I have a couple of hosts in my config for which I receive unreachable-notifications, even though I’ve disabled it (I think…) in the config. Here is an example:
AFAIK definitions are to be considered as filters. So a notification contact setup d,u,r would mean unreachable notifications ARE sent to the user IF they are genereated. as opposed to a notificiation contact definiton of d,r where an unreachable notification would be filtered.
notify_unreachable 0 is bad if you have some hosts where you want to be notified for unreachability, which as i understand it is the case.
Still i don’t have a reasonable idea as to why it IS notifying.

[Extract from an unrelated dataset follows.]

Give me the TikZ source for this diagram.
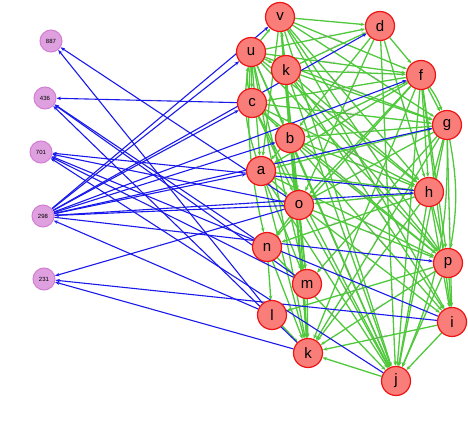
\documentclass[tikz,border=0pt]{standalone}
\usepackage{fontspec}
\setmainfont{Liberation Sans}
\usetikzlibrary{arrows.meta,backgrounds}
\definecolor{rfill}{RGB}{249,125,120}
\definecolor{rdraw}{RGB}{236,20,20}
\definecolor{pfill}{RGB}{222,160,222}
\definecolor{pdraw}{RGB}{212,125,212}
\definecolor{eblue}{RGB}{25,25,235}
\definecolor{egreen}{RGB}{80,200,60}
\begin{document}
\begin{tikzpicture}[x=1pt,y={(0pt,-1pt)},
  rnode/.style={circle, fill=rfill, draw=rdraw, line width=1.2pt, minimum size=29pt, inner sep=0pt, font=\fontsize{15}{15}\selectfont},
  pnode/.style={circle, fill=pfill, draw=pdraw, line width=1pt, minimum size=22pt, inner sep=0pt, font=\fontsize{6}{6}\selectfont},
  bl/.style={draw=eblue, line width=1.1pt, -{Stealth[length=4.5pt,width=3.5pt]}},
  gr/.style={draw=egreen, line width=1.3pt, -{Stealth[length=4.5pt,width=3.5pt]}},
  elab/.style={font=\fontsize{2}{2}\selectfont, text=gray, sloped, inner sep=0.2pt}]
\useasboundingbox (0,0) rectangle (468,430);
% left nodes
\node[pnode] (n887) at (51,41) {887};
\node[pnode] (n436) at (45,98) {436};
\node[pnode] (n701) at (41,152) {701};
\node[pnode] (n298) at (43,216) {298};
\node[pnode] (n231) at (44,279) {231};
% red nodes
\node[rnode] (v) at (280,17) {v};
\node[rnode] (d) at (380,26) {d};
\node[rnode] (u) at (251,52) {u};
\node[rnode] (k1) at (286,70) {k};
\node[rnode] (f) at (421,75) {f};
\node[rnode] (c) at (252,103) {c};
\node[rnode] (g) at (447,125) {g};
\node[rnode] (b) at (290,138) {b};
\node[rnode] (a) at (261,171) {a};
\node[rnode] (h) at (429,192) {h};
\node[rnode] (o) at (299,205) {o};
\node[rnode] (n) at (267,247) {n};
\node[rnode] (p) at (448,263) {p};
\node[rnode] (m) at (307,284) {m};
\node[rnode] (l) at (272,315) {l};
\node[rnode] (i) at (452,322) {i};
\node[rnode] (k2) at (308,353) {k};
\node[rnode] (j) at (396,381) {j};
\begin{scope}[on background layer]
% green edges with labels
\foreach \s/\t/\q in {v/f/0.4, v/g/0.6, v/h/0.35, v/p/0.55, v/j/0.3, v/k2/0.5, v/i/0.7,
  k1/d/0.5, d/b/0.5, d/h/0.5, d/j/0.4, u/d/0.6, d/o/0.3,
  u/f/0.45, u/g/0.55, u/h/0.4, u/j/0.6, u/k2/0.5, u/m/0.4, u/p/0.65,
  k1/f/0.5, k1/g/0.35, k1/p/0.45, k1/j/0.55, k1/i/0.6, k1/h/0.4, k1/k2/0.5,
  f/c/0.5, f/b/0.55, f/a/0.4, f/o/0.6, f/j/0.5, f/k2/0.35, f/i/0.5, f/n/0.45,
  c/g/0.5, c/h/0.6, c/p/0.45, c/j/0.55,
  g/b/0.5, g/a/0.4, g/j/0.5, g/o/0.6, g/k2/0.5, g/i/0.5, g/m/0.45,
  b/h/0.5, b/p/0.4, b/j/0.55, b/k2/0.5, b/i/0.6,
  a/h/0.5, a/p/0.6, a/j/0.45,
  h/o/0.5, h/j/0.5, h/k2/0.5, h/n/0.6,
  o/p/0.5, o/j/0.5, o/i/0.4,
  n/j/0.5, p/k2/0.5, p/l/0.5, i/k2/0.5}
  \draw[gr] (\s) -- node[elab, pos=\q]{RELATED\_TO} (\t);
% short green edges
\foreach \s/\t in {v/d, u/v, k1/v, v/b, v/a, v/o, d/f, u/c, u/k1, u/a, u/b, k1/b,
  f/g, f/h, f/p, c/b, c/o, g/h, b/a, b/o, b/m, a/o, a/k2, a/m, h/p, h/i,
  o/m, o/k2, o/n, n/l, n/k2, p/i, p/j, m/k2, l/k2, i/j, j/k2}
  \draw[gr] (\s) -- (\t);
\draw[gr] (c) to[bend left=12] (u);
\draw[gr] (a) to[bend left=14] (u);
\draw[gr] (u) to[bend right=8] (n);
\draw[gr] (g) to[bend left=10] (p);
\draw[gr] (f) to[bend left=8] (g);
\draw[gr] (g) to[bend left=12] (j);
% blue edges
\foreach \s/\t/\q in {o/n887/0.45, l/n887/0.5, c/n436/0.45, n/n436/0.55, m/n436/0.35, k2/n436/0.6,
  h/n701/0.4, o/n701/0.5, i/n701/0.3, m/n701/0.6, j/n701/0.45,
  n298/v/0.55, n298/u/0.6, n298/d/0.5, n298/c/0.7, n298/f/0.45, n298/b/0.65, n298/g/0.4, n298/a/0.6, n298/h/0.35, n298/p/0.3,
  l/n298/0.55, o/n298/0.45, o/n231/0.55, i/n231/0.45, k2/n231/0.6}
  \draw[bl] (\s) -- node[elab, pos=\q]{related} (\t);
\end{scope}
\end{tikzpicture}
\end{document}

I suspect it’s due to your event handler and not due to notification logic. Your notification settings are correct and are NOT sending you a notification when that host is in the unreachable state. But, the host check does fail, it does go into state “unreachable” and your event handler kicks in, and does “host-notify-by-sms” which I am guessing, sends you a message via sms.

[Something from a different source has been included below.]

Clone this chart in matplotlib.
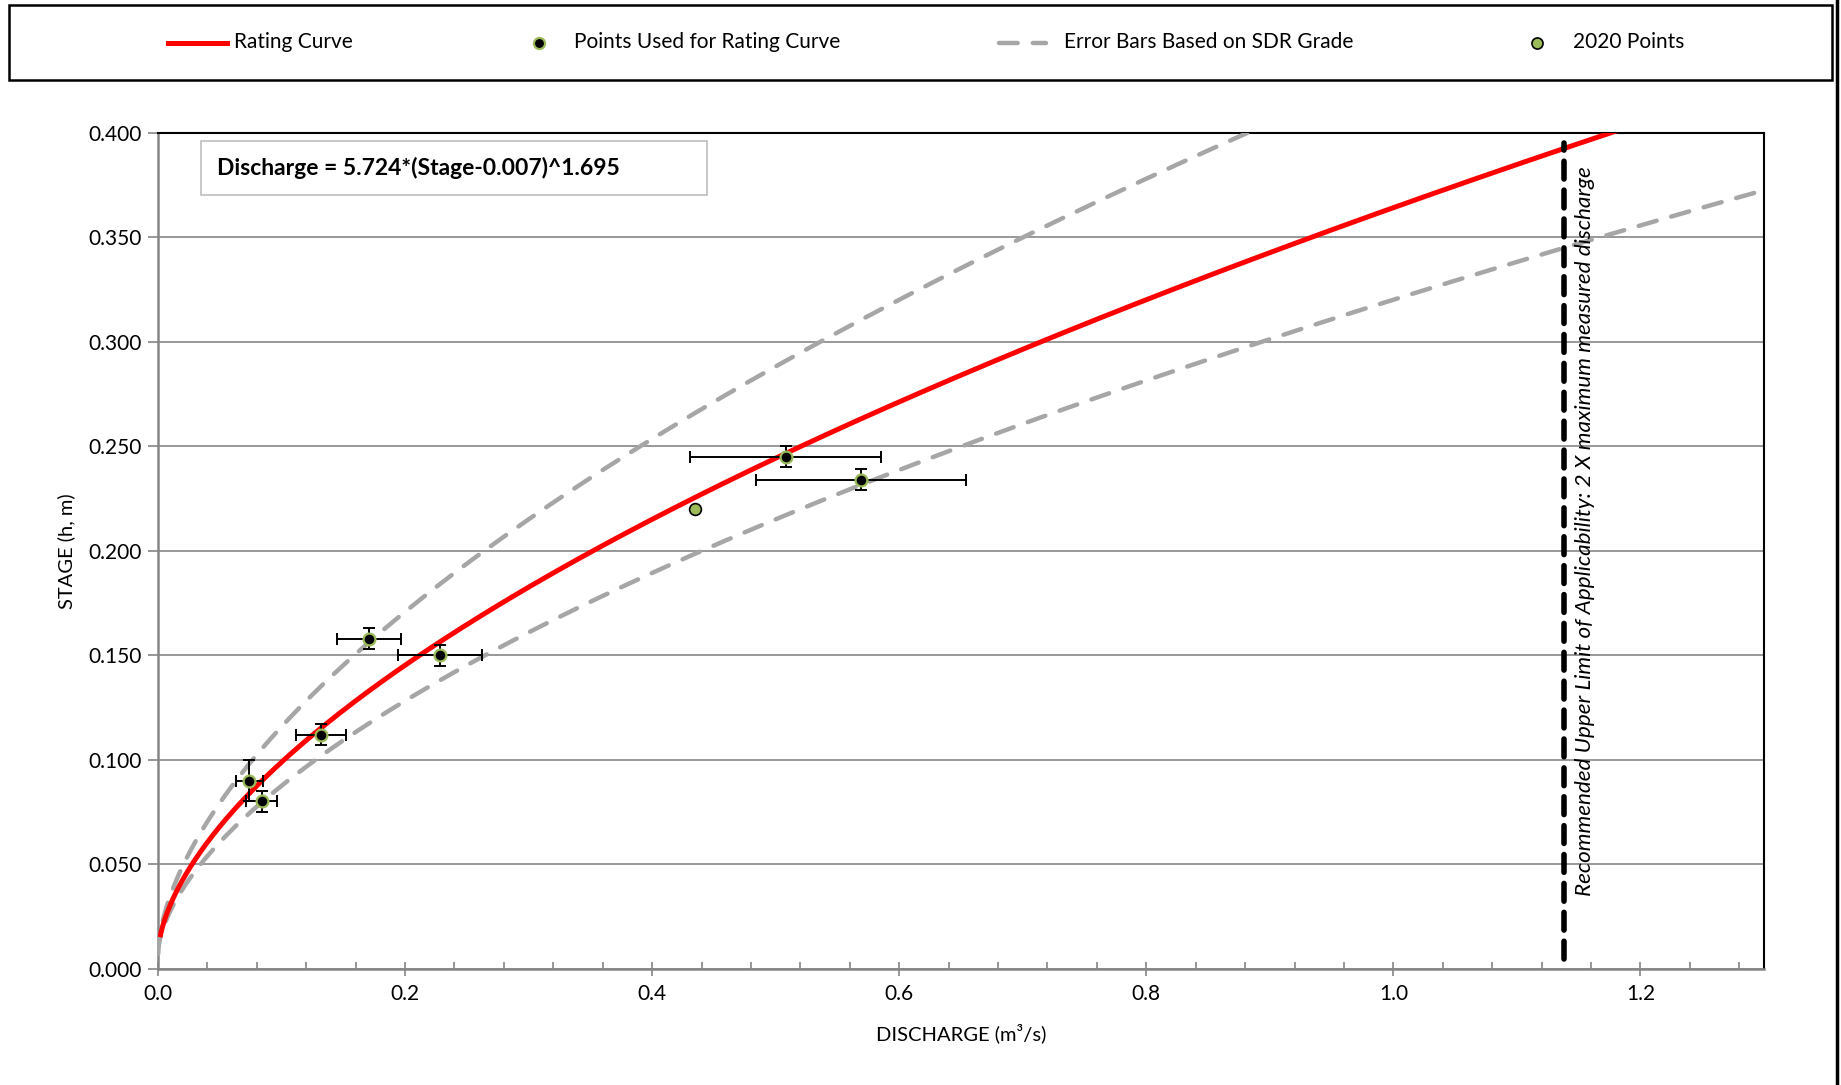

That event handler seems to be redundant, since notification logic can do the same thing, but even better, since they can be filtered.
I don’t see that in the docs, so I would say no.

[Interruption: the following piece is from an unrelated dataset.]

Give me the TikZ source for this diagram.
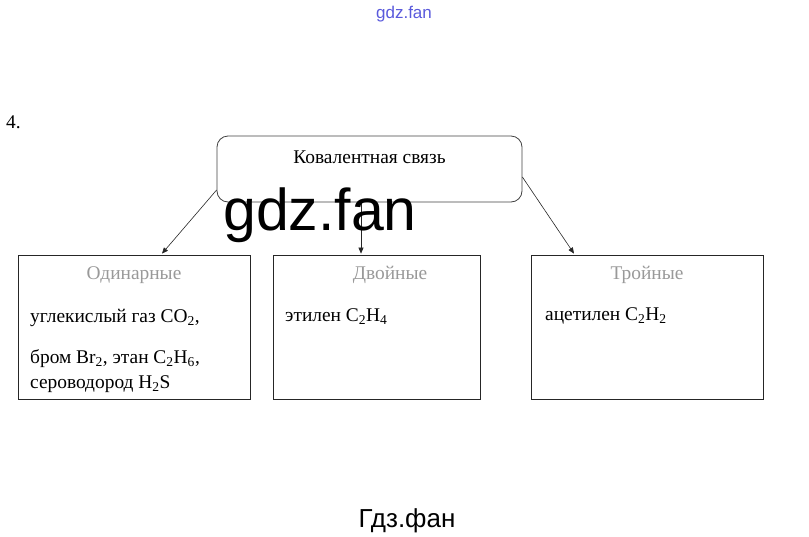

But as I stated, it’s not the notification logic that is his problem. It’s his eventhandler that is notifiing him.
So because I have both notifications & event handler enabled I get the unreachable notifications? (Hmm, it would explain why I get quite some double notifications as well…)
But… If I disable the event handler, I’m not going to get any SMS-notification at all, right? What would be the correct setup to get 1 (one) notifcation per unit, and preferably no unreachable-notifications for the units which have this disabled? (the units with unreachable disabled are behind other units which DO have unreachable disabled, so I should get only 1 unreachable notification per branch instead of a whole shedload of them…)
“But… If I disable the event handler, I’m not going to get any SMS-notification at all, right?” No, not correct.
The script that you previously ran as the event handler could be the same exact script that you define in your contacts.cfg for the notification method. instead of using notify-by-email as the command, use notify-by-sms or whatever you want to call the script.
Disable the eventhandler, since you are not even using it as a “proactive method of fixing a problem” which is what eventhandlers are suppose to be for. Use notification logic for notifications. If you don’t want unreachable for a service failure, then don’t include the “u” in the notification_options for that service.